What are the costs related to transplant?
Organ transplant is a very costly surgery. Most people cannot afford transplant surgery without some kind of health insurance. Costs can be divided into two categories.
Medical costs include, but are not limited to:
• Pre-evaluation and testing — covered by the kidney transplant program
• Transplant surgery — covered by your insurance
• Donor organ fees — covered by the kidney transplant program
• After surgery tests — covered by your insurance
• After surgery problems — covered by your insurance
• Doctor fees (transplant surgeon, anesthesiologist, pathologist, radiologist, etc.) — covered by your insurance
Deductible, co-pays, prescription and non-prescription drugs tend to account for most of your out-of-pocket costs. Other non-medical costs that are your responsibility include, but not are limited to:
• Transportation to and from the transplant center
• Food and lodging
• Lost wages
• Child care
What type of insurance do you accept?The hospital accepts most private insurances, Medicare, and Medicaid. Your financial coordinator will verify your insurance before your pre-evaluation to make sure the hospital accepts your plan.
Who is responsible for the costs if I have a living donor?
All routine testing, hospitalization costs and doctor services required for the living donor evaluation are covered either by the recipient’s (person receiving the kidney) insurance or the kidney transplant program. Transplant-related complications are covered by your insurance for at least 90 days or more depending on your insurance.
Travel expenses, child care and lost wages may be your donor's responsibility. These costs are not covered by Medicare or private insurance. However, donors may be eligible for sick leave, state disability and the Family and Medical Leave Act (FMLA) from their job. It is important for donors and their families to consider the financial impact of donating and other possible expenses. Donors may be eligible for assistance with travel, hotel, food, etc., through the Living Donor Assistance Fund. Your financial coordinator will review the resources available through the National Living Donor Assistance Center with your donor.
What things I should talk about with my insurance company before I decide to have a transplant?1. Does my insurance provide coverage for the entire transplant process?
2. Do I need a second opinion? If so, who will pay for it?
3. Is there a waiting period for coverage? If so, how long is it? Am I currently in the waiting period?
4. Do I have to get approval or authorization before the transplant?
5. What pre and post-transplant tests do you cover? Do I need to go to a certain hospital or clinic for them?
6. Are there any deductibles or co-pays? What are my total out-of-pocket costs per year?
7. Does my insurance cover the costs of travel, lodging, and food while going through transplant and after transplant?
8. What is the coverage for post-transplant medicines? What is my co-pay?
9. Do I have a maximum amount or cap on my coverage?

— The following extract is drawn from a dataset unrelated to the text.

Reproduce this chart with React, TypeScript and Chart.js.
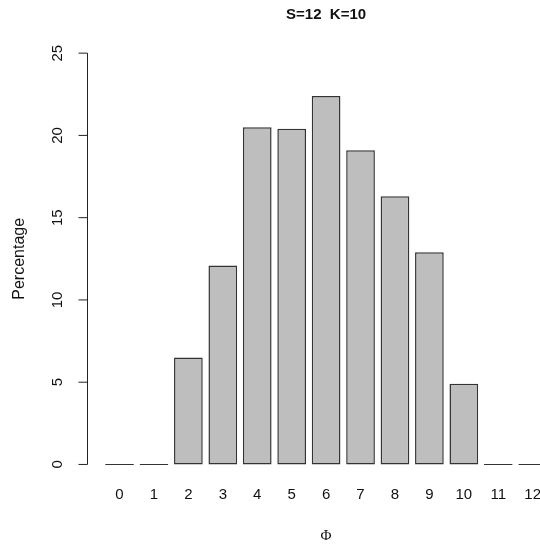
import React, { useEffect, useRef } from "react";
import { Chart, registerables } from "chart.js";

Chart.register(...registerables);

const categories = ["0", "1", "2", "3", "4", "5", "6", "7", "8", "9", "10", "11", "12"];
const percentages = [0, 0, 6.5, 12.1, 20.5, 20.4, 22.4, 19.1, 16.3, 12.9, 4.9, 0, 0];
const yTicks = [0, 5, 10, 15, 20, 25];
const titleText = "S=12  K=10";
const yLabel = "Percentage";
const xLabel = "\u03A6";

const SANS = '"Liberation Sans", Arial, Helvetica, sans-serif';
const SERIF = '"Liberation Serif", "Times New Roman", serif';

const rAxisPlugin = {
  id: "rAxis",
  afterDraw(chart: any) {
    const ctx = chart.ctx;
    const xs = chart.scales.x;
    const ys = chart.scales.y;
    const area = chart.chartArea;
    const cx = (area.left + area.right) / 2;
    const cy = (area.top + area.bottom) / 2;
    ctx.save();
    ctx.strokeStyle = "#222";
    ctx.fillStyle = "#111";
    ctx.lineWidth = 1;
    const ax = area.left;
    const yA = ys.getPixelForValue(yTicks[0]);
    const yB = ys.getPixelForValue(yTicks[yTicks.length - 1]);
    ctx.beginPath();
    ctx.moveTo(ax, yA);
    ctx.lineTo(ax, yB);
    yTicks.forEach((t) => {
      const py = ys.getPixelForValue(t);
      ctx.moveTo(ax, py);
      ctx.lineTo(ax - 9, py);
    });
    ctx.stroke();

    ctx.font = `15px ${SANS}`;
    ctx.textAlign = "center";
    ctx.textBaseline = "middle";
    yTicks.forEach((t) => {
      const py = ys.getPixelForValue(t);
      ctx.save();
      ctx.translate(ax - 30, py);
      ctx.rotate(-Math.PI / 2);
      ctx.fillText(String(t), 0, 0);
      ctx.restore();
    });

    categories.forEach((c, i) => {
      ctx.fillText(c, xs.getPixelForValue(i), area.bottom + 14);
    });

    ctx.save();
    ctx.font = `16px ${SANS}`;
    ctx.translate(20, cy);
    ctx.rotate(-Math.PI / 2);
    ctx.fillText(yLabel, 0, 0);
    ctx.restore();

    ctx.font = `15px ${SERIF}`;
    ctx.fillText(xLabel, cx, area.bottom + 55);

    ctx.font = `bold 15px ${SANS}`;
    ctx.fillText(titleText, cx, 14.5);
    ctx.restore();
  },
};

export default function App() {
  const ref = useRef<HTMLCanvasElement | null>(null);
  useEffect(() => {
    if (!ref.current) return;
    const chart = new Chart(ref.current, {
      type: "bar",
      data: {
        datasets: [
          {
            data: percentages.map((v, i) => ({ x: i, y: v })),
            backgroundColor: "#bebebe",
            borderColor: "#333333",
            borderWidth: 1.5,
            borderSkipped: false,
            minBarLength: 1,
            barPercentage: 1 / 1.2,
            categoryPercentage: 1,
          },
        ],
      },
      options: {
        animation: false,
        responsive: false,
        devicePixelRatio: 1,
        layout: { padding: { left: 87.5, right: 15.3, top: 36.7, bottom: 69.1 } },
        plugins: { legend: { display: false }, tooltip: { enabled: false }, title: { display: false } },
        scales: {
          x: { type: "linear", offset: false, min: -0.93, max: 12.93, display: false },
          y: { type: "linear", min: -1, max: 26, display: false },
        },
      },
      plugins: [rAxisPlugin],
    } as any);
    return () => chart.destroy();
  }, []);
  return (
    <div
      style={{
        position: "fixed",
        left: 0,
        top: 0,
        width: 540,
        height: 550,
        overflow: "hidden",
        background: "#fff",
      }}
    >
      <canvas ref={ref} width={580} height={550} style={{ display: "block" }} />
    </div>
  );
}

10. Do I need to let you know when I am admitted to the hospital?
How can a transplant social worker help?
• A social worker can connect you with community resources and make referrals based on your need and eligibility.
• A social worker can provide emotional support, listen to your concerns and help you use or develop your problem-solving skills.
• A social worker can help you understand the health care system during all phases of your transplant process.
Call your social worker when you have questions or concerns about an issue or before a crisis happens.